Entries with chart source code
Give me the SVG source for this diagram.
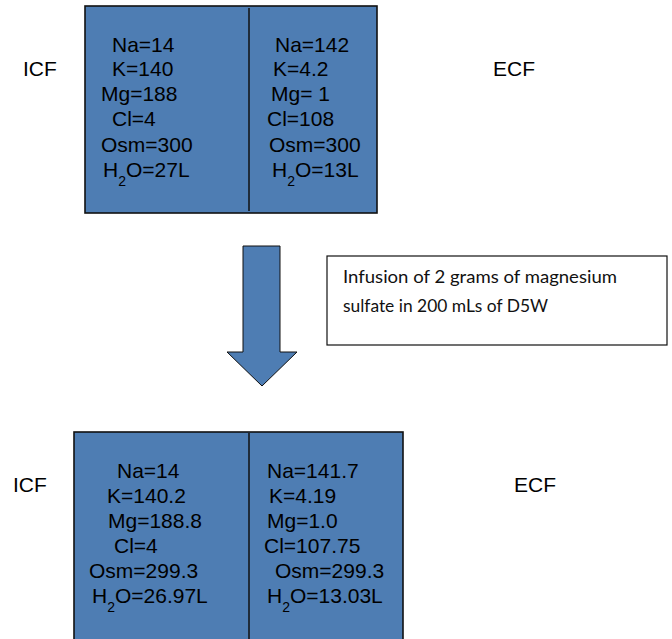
<svg xmlns="http://www.w3.org/2000/svg" width="672" height="639" viewBox="0 0 672 639">
<style>
.box{fill:#4e7db3;stroke:#111;stroke-width:1.6}
.div{stroke:#111;stroke-width:1.5}
.t{font-family:"Liberation Sans",Arial,sans-serif;font-size:21px;fill:#000}
.sub{font-size:14px}
.note{font-family:Lato,"Open Sans",sans-serif;font-size:18px;fill:#111}
</style>
<rect width="672" height="639" fill="#fff"/>
<g id="labels">
<text class="t" x="23" y="76">ICF</text>
<text class="t" x="493" y="76">ECF</text>
<text class="t" x="13" y="492">ICF</text>
<text class="t" x="514" y="492">ECF</text>
</g>
<g id="top-box">
<rect class="box" x="85" y="6" width="292" height="207"/>
<line class="div" x1="249" y1="8" x2="249" y2="211"/>
<text class="t" x="112" y="52">Na=14</text>
<text class="t" x="112" y="76">K=140</text>
<text class="t" x="101" y="101">Mg=188</text>
<text class="t" x="112" y="126">Cl=4</text>
<text class="t" x="101" y="152">Osm=300</text>
<text class="t" x="103" y="177">H<tspan class="sub" dy="9">2</tspan><tspan dy="-9">O=27L</tspan></text>
<text class="t" x="275" y="52">Na=142</text>
<text class="t" x="273" y="76">K=4.2</text>
<text class="t" x="271" y="101">Mg= 1</text>
<text class="t" x="267" y="126">Cl=108</text>
<text class="t" x="269" y="152">Osm=300</text>
<text class="t" x="272" y="177">H<tspan class="sub" dy="9">2</tspan><tspan dy="-9">O=13L</tspan></text>
</g>
<g id="arrow">
<polygon points="243,246 280,246 280,352 297,352 262,386 227,352 243,352" fill="#4e7db3" stroke="#111" stroke-width="1"/>
</g>
<g id="note">
<rect x="327" y="256" width="340" height="89" fill="#fff" stroke="#111" stroke-width="1.2"/>
<text class="note" x="343" y="283" textLength="274" lengthAdjust="spacingAndGlyphs">Infusion of 2 grams of magnesium</text>
<text class="note" x="343" y="312" textLength="205" lengthAdjust="spacingAndGlyphs">sulfate in 200 mLs of D5W</text>
</g>
<g id="bottom-box">
<rect class="box" x="74" y="432" width="329" height="215"/>
<line class="div" x1="249" y1="433" x2="249" y2="639"/>
<text class="t" x="117" y="478">Na=14</text>
<text class="t" x="107" y="503">K=140.2</text>
<text class="t" x="108" y="528">Mg=188.8</text>
<text class="t" x="114" y="553">Cl=4</text>
<text class="t" x="89" y="578">Osm=299.3</text>
<text class="t" x="92" y="603">H<tspan class="sub" dy="9">2</tspan><tspan dy="-9">O=26.97L</tspan></text>
<text class="t" x="267" y="478">Na=141.7</text>
<text class="t" x="269" y="503">K=4.19</text>
<text class="t" x="267" y="528">Mg=1.0</text>
<text class="t" x="264" y="553">Cl=107.75</text>
<text class="t" x="275" y="578">Osm=299.3</text>
<text class="t" x="267" y="603">H<tspan class="sub" dy="9">2</tspan><tspan dy="-9">O=13.03L</tspan></text>
</g>
</svg>
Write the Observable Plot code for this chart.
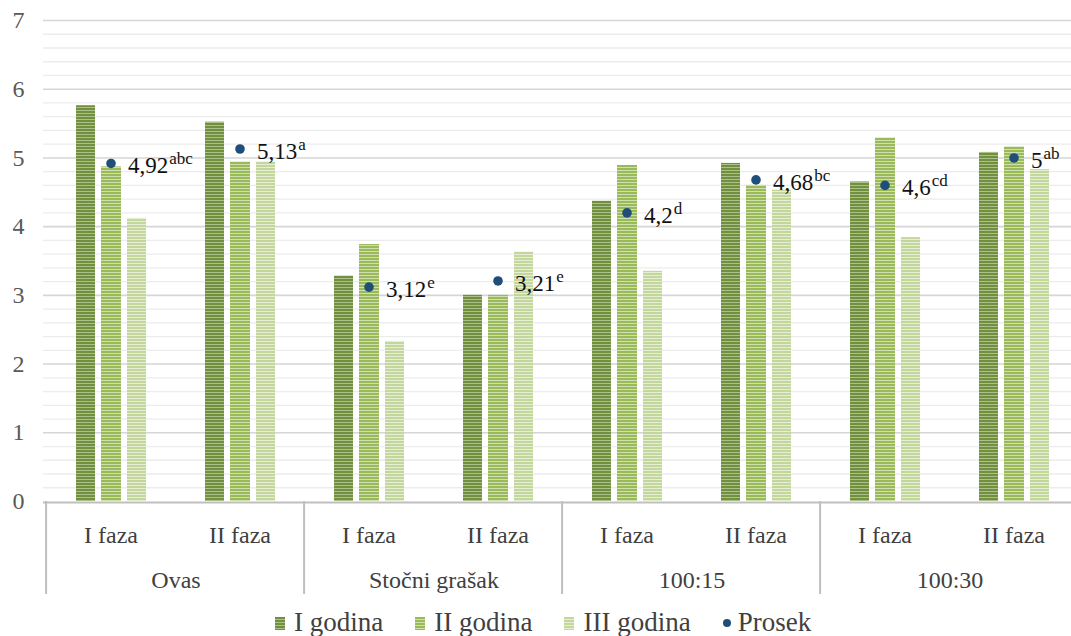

** EXERCISE DETAILS **
Repeat the material above in full and exactly, apart from the pictures.

** RESPONSE TO THE EXERCISE **
Give me the SVG source for this diagram.
<svg xmlns="http://www.w3.org/2000/svg" width="672" height="639" viewBox="0 0 672 639">
<style>
.box{fill:#4e7db3;stroke:#111;stroke-width:1.6}
.div{stroke:#111;stroke-width:1.5}
.t{font-family:"Liberation Sans",Arial,sans-serif;font-size:21px;fill:#000}
.sub{font-size:14px}
.note{font-family:Lato,"Open Sans",sans-serif;font-size:18px;fill:#111}
</style>
<rect width="672" height="639" fill="#fff"/>
<g id="labels">
<text class="t" x="23" y="76">ICF</text>
<text class="t" x="493" y="76">ECF</text>
<text class="t" x="13" y="492">ICF</text>
<text class="t" x="514" y="492">ECF</text>
</g>
<g id="top-box">
<rect class="box" x="85" y="6" width="292" height="207"/>
<line class="div" x1="249" y1="8" x2="249" y2="211"/>
<text class="t" x="112" y="52">Na=14</text>
<text class="t" x="112" y="76">K=140</text>
<text class="t" x="101" y="101">Mg=188</text>
<text class="t" x="112" y="126">Cl=4</text>
<text class="t" x="101" y="152">Osm=300</text>
<text class="t" x="103" y="177">H<tspan class="sub" dy="9">2</tspan><tspan dy="-9">O=27L</tspan></text>
<text class="t" x="275" y="52">Na=142</text>
<text class="t" x="273" y="76">K=4.2</text>
<text class="t" x="271" y="101">Mg= 1</text>
<text class="t" x="267" y="126">Cl=108</text>
<text class="t" x="269" y="152">Osm=300</text>
<text class="t" x="272" y="177">H<tspan class="sub" dy="9">2</tspan><tspan dy="-9">O=13L</tspan></text>
</g>
<g id="arrow">
<polygon points="243,246 280,246 280,352 297,352 262,386 227,352 243,352" fill="#4e7db3" stroke="#111" stroke-width="1"/>
</g>
<g id="note">
<rect x="327" y="256" width="340" height="89" fill="#fff" stroke="#111" stroke-width="1.2"/>
<text class="note" x="343" y="283" textLength="274" lengthAdjust="spacingAndGlyphs">Infusion of 2 grams of magnesium</text>
<text class="note" x="343" y="312" textLength="205" lengthAdjust="spacingAndGlyphs">sulfate in 200 mLs of D5W</text>
</g>
<g id="bottom-box">
<rect class="box" x="74" y="432" width="329" height="215"/>
<line class="div" x1="249" y1="433" x2="249" y2="639"/>
<text class="t" x="117" y="478">Na=14</text>
<text class="t" x="107" y="503">K=140.2</text>
<text class="t" x="108" y="528">Mg=188.8</text>
<text class="t" x="114" y="553">Cl=4</text>
<text class="t" x="89" y="578">Osm=299.3</text>
<text class="t" x="92" y="603">H<tspan class="sub" dy="9">2</tspan><tspan dy="-9">O=26.97L</tspan></text>
<text class="t" x="267" y="478">Na=141.7</text>
<text class="t" x="269" y="503">K=4.19</text>
<text class="t" x="267" y="528">Mg=1.0</text>
<text class="t" x="264" y="553">Cl=107.75</text>
<text class="t" x="275" y="578">Osm=299.3</text>
<text class="t" x="267" y="603">H<tspan class="sub" dy="9">2</tspan><tspan dy="-9">O=13.03L</tspan></text>
</g>
</svg>
Write the Observable Plot code for this chart.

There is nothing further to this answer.